Filsuvez Gel Becomes 1st Therapy Approved in EU for EB Wounds
The European Commission has approved Amryt Pharma’s Filsuvez (Oleogel-S10) for the treatment of skin wounds in adults and children, ages 6 months and older, with dystrophic epidermolysis bullosa (DEB) or junctional epidermolysis bullosa (JEB).
The decision makes Filsuvez, a topical gel, the first-ever therapy approved for EB wounds.
The approval “is a major positive development for European patients who suffer from this debilitating condition,” and “we have in place the team, financial flexibility and global infrastructure to bring it to market swiftly,” Joe Wiley, MD, Amryt’s CEO, said in a company press release. “We are very excited to begin delivering Filsuvez to treat European patients as soon as possible.”
Health authorities in each European Union member state, as well as in Iceland, Norway, and Liechtenstein, will now decide separately whether to add Filsuvez to their respective public health programs, which allow patients to access treatments at low or no cost.
The European Commission’s decision comes about two months after the Committee for Medicinal Products for Human Use (CHMP), a branch of the European Medicines Agency (EMA), recommended Filsuvez’s approval. In the U.K., a regulatory decision is expected soon.
The European review process, initiated in March 2021, was marked by two delays. The first was due to a list of outstanding EMA questions that Amryt had to address before further evaluation, and the second was associated with the agency’s call for opinions from EB patients and independent experts before delivering a recommendation.
Filsuvez received orphan drug status in Europe, which in addition to providing financial incentives and regulatory support to accelerate the therapy’s clinical development and regulatory review, offers a 10-year period of market exclusivity upon approval.
The therapy was also granted orphan drug, rare pediatric disease, and fast track designations in the U.S., where a similar application was rejected early this year. The U.S. Food and Drug Administration considered that more evidence of Filsuvez’s effectiveness in EB is needed.
Amryt plans to discuss the nature of the requested data with the agency to address its concerns.
The company noted that Filsuvez’ approval in the European Union provides a regulatory core dossier that may support future regulatory submissions in Latin America and the Middle East.
Originally developed by Birken AG, which was later acquired by Amryt, Filsuvez is a gel based on an extract of birch tree bark that contains high amounts of a compound called betulin. Previous studies suggest that betulin, when applied to the skin, can promote wound healing by activating skin cells and suppressing inflammation.

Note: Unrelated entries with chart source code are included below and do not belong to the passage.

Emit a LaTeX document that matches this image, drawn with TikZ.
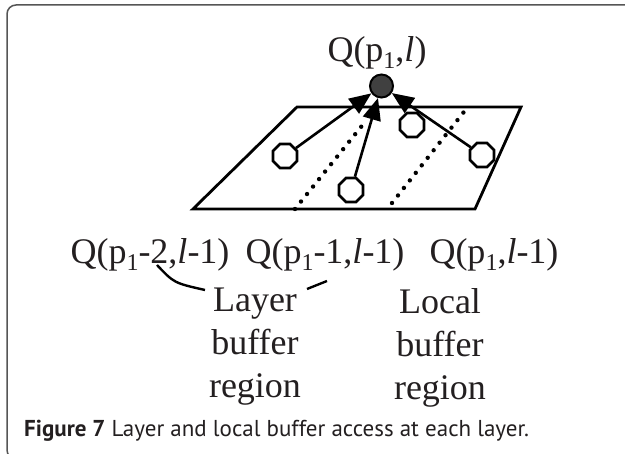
\documentclass[tikz,border=0pt]{standalone}
\usepackage{fontspec}
\setmainfont{Liberation Serif}
\newfontfamily\capfont{PT Sans}
\usetikzlibrary{arrows.meta,shapes.geometric}
\definecolor{dotgray}{HTML}{404040}
\definecolor{framegray}{HTML}{555555}
\definecolor{ink}{HTML}{231F20}
\newcommand{\idx}[1]{\raisebox{-7pt}{\fontsize{24}{24}\selectfont #1}}

\tikzset{
  lbl/.style={font=\fontsize{36}{43}\selectfont, text=ink, inner sep=0pt, anchor=base},
  cell/.style={draw, line width=2.6pt, regular polygon, regular polygon sides=8, minimum size=26pt, inner sep=0pt, fill=white},
  feed/.style={line width=2.6pt, -{Triangle[length=22pt,width=18pt]}},
  dotline/.style={line width=4.4pt, line cap=round, dash pattern=on 0pt off 9.6pt}
}

\begin{document}
\begin{tikzpicture}[x=1pt,y=-1pt]
        \useasboundingbox (0,0) rectangle (625,454);
        \draw[line width=1.5pt, color=framegray, rounded corners=9pt] (700,5) -- (7,5) -- (7,459) -- (700,459);

        % the layer plane
        \draw[line width=2.8pt, line join=miter] (297,107) -- (521,107) -- (475,209) -- (193,209) -- cycle;
        \coordinate (da) at (295,209); \coordinate (db) at (365,122);
        \coordinate (dc) at (392,203); \coordinate (dd) at (467,108);
        \draw[dotline] (da) -- (db); \draw[dotline] (dc) -- (dd);

        \node[circle, draw, line width=2pt, fill=dotgray, minimum size=23pt, inner sep=0pt] (q) at (381.5,86) {};
        \node[lbl] (qtop) at (377,62) {Q(p\idx{1},\textit{l})};

        \node[cell] (c1) at (285,156) {}; \node[cell] (c2) at (351,190) {};
        \node[cell] (c3) at (412,125) {}; \node[cell] (c4) at (482,155) {};
        \draw[feed] (c1) -- (q); \draw[feed] (c2) -- (q); \draw[feed] (c4) -- (q);

        % labels below the plane
        \node[lbl] (qa) at (150,264) {Q(p\idx{1}-2,\textit{l}-1)};
        \node[lbl] (qb) at (325,264) {Q(p\idx{1}-1,\textit{l}-1)};
        \node[lbl] (qc) at (494,264) {Q(p\idx{1},\textit{l}-1)};
        \node[lbl, anchor=north, align=center] (layer) at (255,288) {Layer\\buffer\\region};
        \node[lbl, anchor=north, align=center] (local) at (440,288) {Local\\buffer\\region};

        \coordinate (ba) at (157,265); \coordinate (bb) at (205,290);
        \coordinate (bc) at (307,289); \coordinate (bd) at (327,281);
        \draw[line width=2.4pt] (ba) .. controls (174,283) .. (bb); \draw[line width=2.4pt] (bc) -- (bd);

        \node[anchor=base west, inner sep=0pt, text=ink, font=\capfont\fontsize{23}{23}\selectfont] (cap) at (24,437) {\textbf{Figure 7} Layer and local buffer access at each layer.};
    \end{tikzpicture}
\end{document}
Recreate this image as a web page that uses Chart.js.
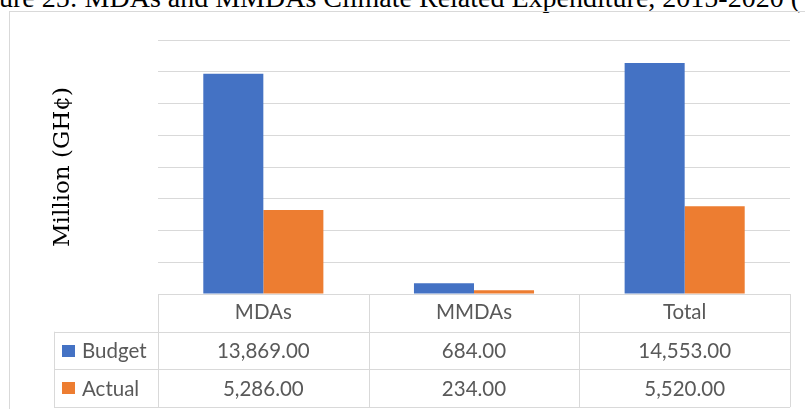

In 2016, the gel was approved in Europe under the brand name Episalvan for the treatment of partial-thickness skin wounds — those in which the top layers of the skin have been lost due to burns or skin grafts. Such wounds also occur in people with EB, a group of rare skin disorders characterized by extremely fragile skin that is prone to form blisters.
The European Commission’s decision was mainly supported by top-line results from the global Phase 3 EASE clinical trial (NCT03068780) — the largest ever in EB, according to Amryt.
Involving 58 sites across 28 countries, the study tested Filsuvez against a placebo gel in 156 children and 67 adults with either JEB, DEB, or Kindler syndrome who had an EB-related wound between 10 and 50 square centimeters in size (about 1.5 to 8 square inches) for three or more weeks, but less than nine months.
JEB and DEB are more common forms of EB, while Kindler syndrome is a very rare form.
Participants were randomly assigned to use either Filsuvez or a placebo gel for three months.
EASE’s top-line findings showed that the trial met its main goal, with a significantly greater proportion of Filsuvez-treated patients exhibiting wound closure within 45 days, compared with those using a placebo gel (41.3% vs. 28.9%).
This benefit was exclusive to participants with recessive DEB, who showed a 72% higher likelihood of wound closure within 45 days with Filsuvez relative to a placebo gel.
No significant differences in wound closure were detected between Filsuvez and a placebo among participants with dominant DEB or JEB. Recessive DEB is commonly more severe than dominant DEB.
While a greater proportion of patients using Filsuvez showed wound closure within three months — and faster than those on the placebo gel — these differences failed to reach statistical significance.
According to participants’ reports, Filsuvez was associated with significantly less pain during dressing changes on day 14, compared with the placebo gel. However, at three months there was only a trend favoring the therapeutic gel.
Similarly, greater reductions in total body wound burden and total area of EB partial-thickness wounds were also reported by patients treated with Filsuvez, but these differences were, again, not significant.
This meant that EASE’s secondary goals were not attained.
Filsuvez was generally safe and well-tolerated, with the most frequent adverse events including wound complications, itching, wound infection, fever, and low levels of red blood cells.
All participants who completed the three-month period entered the study’s extension phase, in which all are using Filsuvez for two years to heal their wounds. The goal is to evaluate the therapy’s safety over the long-term.